In fact, Cutler said he met with the committee three times last week alone. His primary focus will be to foster direct communications with the students, faculty and staff on campus regarding the dining facilities.

“What I would like to know is how I can provide responses to feedback in a more effective manner and also to figure out current trends through this type of feedback,” Cutler said. “How we get feedbacks right now is through email or a comment card, which is effective but I think it can sometimes be challenging on our end to respond and it also doesn’t give us the data that we need.”

Through this communication and cooperation, Cutler said he will be striving to implement “cutting-edge” innovations on campus.
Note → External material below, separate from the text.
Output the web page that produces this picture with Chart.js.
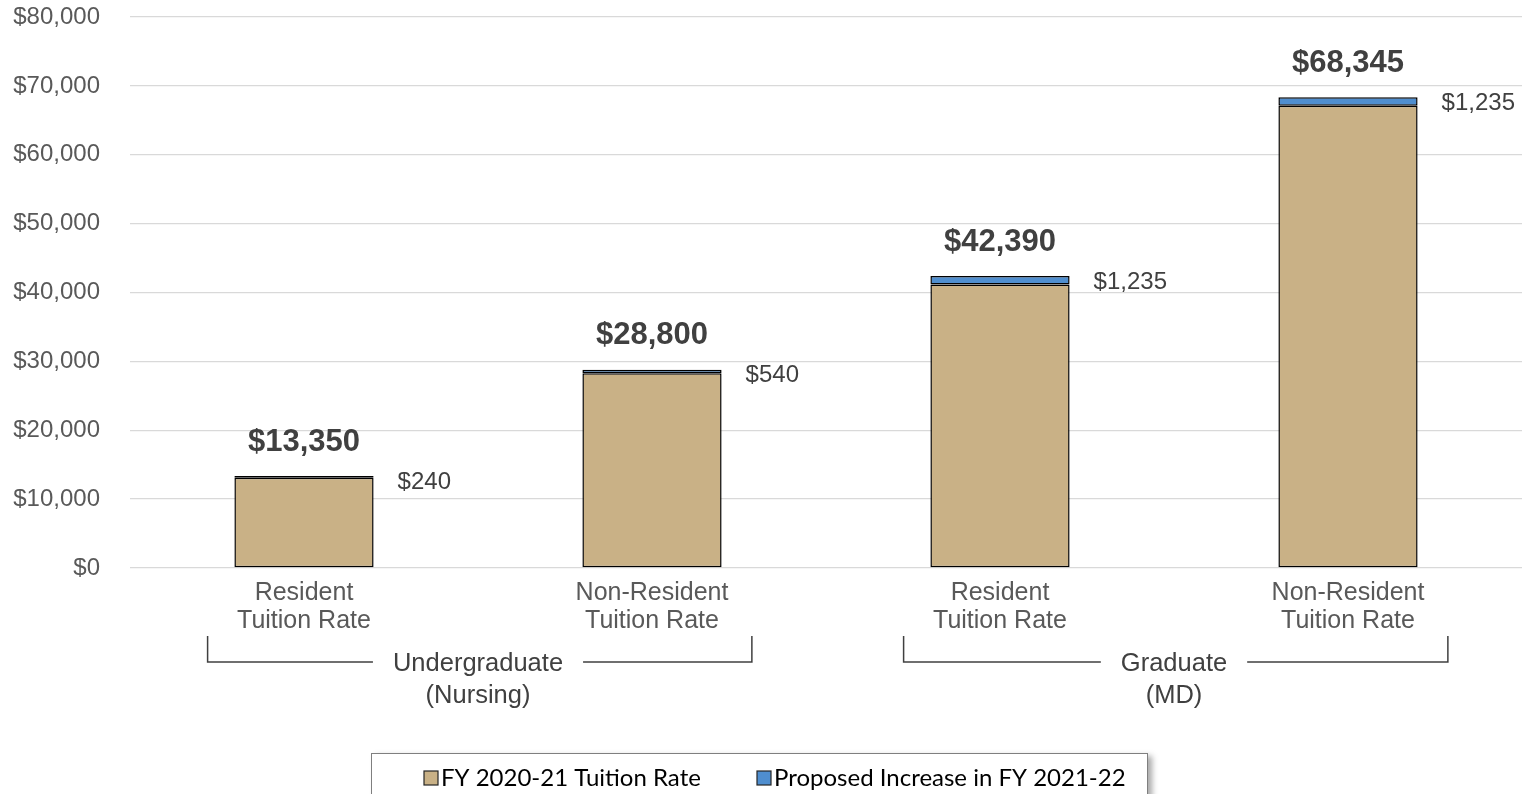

Just five weeks into his position here, Cutler is already formulating various long-term visions for Cornell Dining.

“I think it’s very important to be cutting edge and it’s important to continue to provide innovation,” Cutler said. “Does that look like consumer experience when they order off of their mobile device? Does that mean different types of services provided in retail locations? Does that mean a new fancy beverage we are rolling out?”

Cutler is also looking for novel ways to continue Cornell’s commitment to sustainability.

“We are currently looking at implementing reusable containers within our dining facilities, which means an individual could bring a container in so they wouldn’t have to use one our disposable products,” Cutler said. “When they come back, they could exchange it for a clean container.”

Above all, Cutler is excited to work with “extremely talented directors and managers, front line associates [and] talented culinarians” to bring Cornell Dining to the number one collegiate food and beverage services in the nation.

“My goal is to get us to number one and I feel that we have the tools and the team here to make that happen,” Cutler said.

One thought on “CORNELL CLOSE-UPS | From the Olympic Village to Cornell: Dining Director Brings Innovation to C.U.

  1. Why did The Sun’s reporter/writer choose to omit the relevant fact that all of Cutler’s previous experience has been as an employee of Aramark, a $14B international player in third-party dining and other services. I have no brief for or against that firm, but I think the journalism in this article is incomplete. Welcome to Dustin Cutler to lead one of Cornell strong-points.